Being on the wrong side of ERISA and Internal Revenue Code requirements creates one headache after another. To prevent common errors, you need to make sure your plan document satisfies these requirements, but you also need to make sure you are following the terms of your plan document. Here are some common errors and helpful tips for avoiding them.

1. Plan Documents: A simple error with a big impact.

Make sure your plan has the required documentation. This seems simple and it can be, but it is also one of the most common errors. Your plan documents must comply with ERISA and Internal Revenue Code requirements. For example, you must sign and date the plan document, sign and date any amendments, adopt amendments in the way your plan requires, and disclose your Summary Plan Description (SPD) to participants and beneficiaries as required by law.

2. Eligibility: Wait, was Jim eligible to participate last year?

Errors about who is eligible to participate, and when they begin participation, are also common. Your plan document defines eligibility, so refer to it often and avoid late enrollment of eligible participants. Plan documents often also exclude certain employees, either because they are covered by another plan or because they simply are not eligible. For instance, seasonal and temporary employees are often excluded from retirement plans, and union employees sometimes have separate plans to reflect the terms of their collective bargaining agreement. You need to correctly and consistently apply these exclusions.

3. Timing is Everything: Making contributions.

Plan documents usually set forth the deadlines by which contributions must be made. These deadlines may vary depending on the type of contribution (for instance, employee elective deferrals must be deposited as soon as reasonably possible, whereas employer contributions may have a later deadline). Contributions deposited after the deadline are deemed to be late. Making late contributions, or otherwise failing to make consistently timely contributions, may require corrections that include government filings, self-correction and additional contributions for lost earnings. To avoid errors, determine with your payroll provider how early you can reasonably make contributions and set procedures to help ensure deposits are consistently made by that date.

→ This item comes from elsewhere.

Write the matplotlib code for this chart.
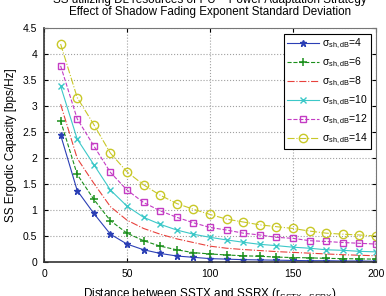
import matplotlib
matplotlib.use('Agg')
import matplotlib.pyplot as plt

plt.rcParams['font.family'] = ['Liberation Sans', 'DejaVu Sans']
plt.rcParams['mathtext.fontset'] = 'custom'
plt.rcParams['mathtext.rm'] = 'Liberation Sans'
plt.rcParams['mathtext.it'] = 'Liberation Sans'

distance = [10, 20, 30, 40, 50, 60, 70, 80, 90, 100,
            110, 120, 130, 140, 150, 160, 170, 180, 190, 200]

cap_s4 = [2.45, 1.38, 0.94, 0.54, 0.35, 0.24, 0.17, 0.12, 0.095, 0.07,
          0.06, 0.05, 0.045, 0.04, 0.035, 0.03, 0.03, 0.025, 0.025, 0.02]
cap_s6 = [2.72, 1.69, 1.21, 0.80, 0.56, 0.415, 0.31, 0.24, 0.185, 0.16,
          0.14, 0.125, 0.115, 0.10, 0.09, 0.085, 0.075, 0.07, 0.065, 0.06]
cap_s8 = [3.04, 2.00, 1.52, 1.07, 0.81, 0.65, 0.54, 0.45, 0.38, 0.31,
          0.27, 0.245, 0.225, 0.205, 0.19, 0.175, 0.16, 0.145, 0.135, 0.125]
cap_s10 = [3.39, 2.37, 1.88, 1.39, 1.08, 0.865, 0.73, 0.62, 0.54, 0.48,
           0.43, 0.385, 0.345, 0.32, 0.29, 0.27, 0.24, 0.23, 0.21, 0.20]
cap_s12 = [3.78, 2.76, 2.24, 1.73, 1.39, 1.15, 0.99, 0.865, 0.76, 0.67,
           0.62, 0.56, 0.525, 0.48, 0.46, 0.415, 0.40, 0.38, 0.365, 0.35]
cap_s14 = [4.20, 3.17, 2.65, 2.10, 1.74, 1.49, 1.29, 1.13, 1.02, 0.92,
           0.83, 0.775, 0.72, 0.685, 0.65, 0.60, 0.56, 0.54, 0.525, 0.505]

sigmas = [4, 6, 8, 10, 12, 14]

fig = plt.figure(figsize=(3.86, 2.96), dpi=100)
ax = fig.add_axes([0.114, 0.114, 0.86, 0.79])

ax.plot(distance, cap_s4, '-', color='#2b3fb5', marker='*', ms=5, lw=0.8)
ax.plot(distance, cap_s6, '--', color='#1b8f1b', marker='+', ms=6, mew=1.1, lw=0.8)
ax.plot(distance, cap_s8, '-.', color='#e8413c', lw=0.8)
ax.plot(distance, cap_s10, '-', color='#3cc8c8', marker='x', ms=4, lw=0.8)
ax.plot(distance, cap_s12, '--', color='#c43cc4', marker='s', ms=5, mfc='none', lw=0.8)
ax.plot(distance, cap_s14, '-.', color='#c8c828', marker='o', ms=6, mfc='none', lw=0.8)

labels = [r'$\sigma_{\mathrm{sh,dB}}$=%d' % s for s in sigmas]
leg = ax.legend(labels, loc='upper right', fontsize=7.5, fancybox=False,
                edgecolor='black', framealpha=1, handlelength=3.0,
                borderpad=0.3, labelspacing=0.45, handletextpad=0.3,
                borderaxespad=0.5)
leg.get_frame().set_linewidth(0.8)

ax.set_xlim(0, 200)
ax.set_ylim(0, 4.5)
ax.set_xticks([0, 50, 100, 150, 200])
ax.set_yticks([0, 0.5, 1, 1.5, 2, 2.5, 3, 3.5, 4, 4.5])
ax.set_yticklabels(['0', '0.5', '1', '1.5', '2', '2.5', '3', '3.5', '4', '4.5'])
ax.tick_params(direction='in', top=True, right=True, labelsize=7.5, length=3, pad=5)
ax.grid(True, linestyle=':', color='#a0a0a0', lw=0.8)
for side in ['left', 'bottom']:
    ax.spines[side].set_linewidth(1.2)
    ax.spines[side].set_color('#333333')
for side in ['top', 'right']:
    ax.spines[side].set_color('#777777')

ax.set_xlabel(r'Distance between SSTX and SSRX (r$_{\mathrm{SSTX-SSRX}}$)', fontsize=8.5, labelpad=5)
ax.set_ylabel('SS Ergodic Capacity [bps/Hz]', fontsize=8.5, labelpad=4)

fig.text(0.545, 1.0, 'SS utilizing DL resources of PU \u2013 Power Adaptation Strategy',
         ha='center', va='center', fontsize=8.4)
fig.text(0.545, 0.958, 'Effect of Shadow Fading Exponent Standard Deviation',
         ha='center', va='center', fontsize=8.4)

fig.savefig('out.png', dpi=100)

4. Loans: Write down the rules and follow them.

401(k) plans may allow participants to take loans but aren’t required to offer loans. If they do, the loan procedures must be in writing. The plan administrator (or the loan administrator, if separate) should always follow the written procedures, especially with regard to repayment terms, the maximum number of loans, and the terms and process for taking loans. Failure to follow the loan procedures or other failures involving loan payments may often require correction.

5. Fiduciary Duties: Document, document, document.

The importance of documentation cannot be overstated. Fiduciaries for retirement plans are entrusted with certain responsibilities for plan participants and beneficiaries, and with great fiduciary duties come great potential liabilities! Fulfilling these responsibilities is only part of the obligation. How fiduciaries meet these responsibilities matters, as does documenting compliance with the fiduciary duties. Documentation provides a clear picture of how decisions are made and why—it provides rationale at the time of the decision and can help prevent later speculation by those not part of the process. It also helps avoid the risk that a fiduciary will comply with fiduciary duties in the moment but will be unable to prove it when a claim is made.

These are only some common errors we see in retirement plans. Often, preventing these errors is simple, and preventative measures are easier to take than corrective steps.